I remember way back in the olden days… around the turn of this century… when a farmer lived by the seasons.  We had planting season, summer, harvest time, and winter.  The winter seemed to last forever, probably because we weren’t used to not being pulled in a million different directions at once.  It was a foreign concept, but certainly welcomed after the long year behind us.

Winters were a time of lounging with a cup of coffee and the paper or snuggling with the cat in front of the wood stove.  Winter was when we caught up on bookkeeping or tractor repairs or interior (and sometimes exterior, if the weather wasn’t too bad) clean-up. It was a time to make plans for the spring and summer ahead.

tomatoes

We don’t have that luxury anymore.  Unfortunately, we have to put in more and longer hours in the off season than ever before.  I shouldn’t even use the term ‘off season’ because it’s hardly that.  We have to plan for as many on-farm events and CSA / Farm Share pick-ups as we can because outdoor farm markets only stay open for so long in most areas, and even if they are open, they are rarely well-attended.

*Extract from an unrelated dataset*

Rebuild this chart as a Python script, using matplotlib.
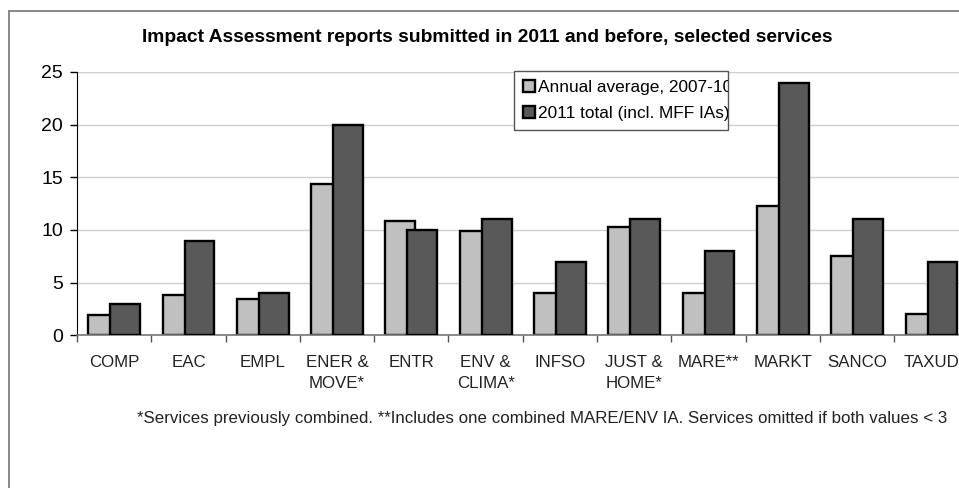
import numpy as np
import matplotlib
matplotlib.use("Agg")
import matplotlib.pyplot as plt
from matplotlib.patches import Rectangle

plt.rcParams['font.family'] = ['Liberation Sans', 'DejaVu Sans']

# data
services = ['COMP', 'EAC', 'EMPL', 'ENER &\nMOVE*', 'ENTR', 'ENV &\nCLIMA*',
            'INFSO', 'JUST &\nHOME*', 'MARE**', 'MARKT', 'SANCO', 'TAXUD']
avg_2007_10 = [1.9, 3.85, 3.45, 14.35, 10.9, 9.9, 4.0, 10.3, 4.0, 12.3, 7.5, 2.05]
total_2011 = [3, 9, 4, 20, 10, 11, 7, 11, 8, 24, 11, 7]

W, H = 959, 488
fig = plt.figure(figsize=(W / 100, H / 100), dpi=100)

# outer chart frame (right side is cut off in the source)
fig.patches.append(Rectangle((9 / W, -0.1), 1.2, 1 - 11 / H + 0.1,
                             transform=fig.transFigure, fill=False,
                             edgecolor='#7f7f7f', linewidth=1.3))

ax = fig.add_axes([77 / W, 1 - 335.3 / H, 12 * 74.3 / W, (335.3 - 72) / H])

x = np.arange(len(services)) + 0.5
off, bw = 0.148, 0.40
ax.bar(x - off, avg_2007_10, bw, color='#c0c0c0', edgecolor='black',
       linewidth=1.7, zorder=2, label='Annual average, 2007-10')
ax.bar(x + off, total_2011, bw, color='#595959', edgecolor='black',
       linewidth=1.7, zorder=3, label='2011 total (incl. MFF IAs)')

ax.set_xlim(0, len(services))
ax.set_ylim(0, 25)
ax.set_yticks([0, 5, 10, 15, 20, 25])
ax.yaxis.grid(True, color='#d0d0d0', linewidth=1.0, zorder=0)
ax.set_axisbelow(True)

ax.set_xticks(np.arange(len(services) + 1))
ax.set_xticklabels([])
ax.set_xticks(x, minor=True)
ax.set_xticklabels(services, minor=True, fontsize=12.2, color='#222222',
                   linespacing=1.55)
ax.tick_params(axis='x', which='minor', length=0, pad=14)
ax.tick_params(axis='x', which='major', length=5, width=1, color='#555555')
ax.tick_params(axis='y', length=5, width=1, pad=5, labelsize=14)

for s in ['top', 'right']:
    ax.spines[s].set_visible(False)
ax.spines['left'].set_color('black')
ax.spines['bottom'].set_color('#777777')
ax.spines['bottom'].set_linewidth(1.2)

fig.text(487 / W, 1 - 37 / H,
         'Impact Assessment reports submitted in 2011 and before, selected services',
         ha='center', va='center', fontsize=13.9, fontweight='bold')

fig.text(137 / W, 1 - 418 / H,
         '*Services previously combined. **Includes one combined MARE/ENV IA. '
         'Services omitted if both values < 3',
         ha='left', va='center', fontsize=12.2, color='#222222')

leg = ax.legend(loc='upper left',
                bbox_to_anchor=(514 / W, 1 - 129 / H, 214 / W, 58 / H),
                bbox_transform=fig.transFigure, mode='expand', fontsize=12.4,
                handlelength=0.7, handleheight=0.7, handletextpad=0.2,
                borderpad=0.5, labelspacing=0.68, borderaxespad=0,
                fancybox=False, framealpha=1, edgecolor='#555555')
leg.get_frame().set_linewidth(1.0)

# text in the source legend is cut off by its frame
fig.canvas.draw()
box = leg.get_frame().get_window_extent()
for t in leg.get_texts():
    t.set_clip_box(box)
    t.set_clip_on(True)

fig.savefig('out.png', dpi=100)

Funny how that works.  The bills still need to be paid even if we aren’t bringing in any money!  Darn that phone bill <electric bill, car insurance, TAXES of all kinds>!  It’s a royal pain in the patootie having to budget for 12 months when you only have income 8 months out of the year, but I have to admit, and please no one tell my parents this, it was a very valuable lesson to learn.

So, in light of this information, it probably makes a lot more sense to you when I talk about our preseason plant sale.  We had to figure out a way to get some money coming in to pay for things like seeds and soil amendments and the labor needed to plant things to be ready for summer harvest.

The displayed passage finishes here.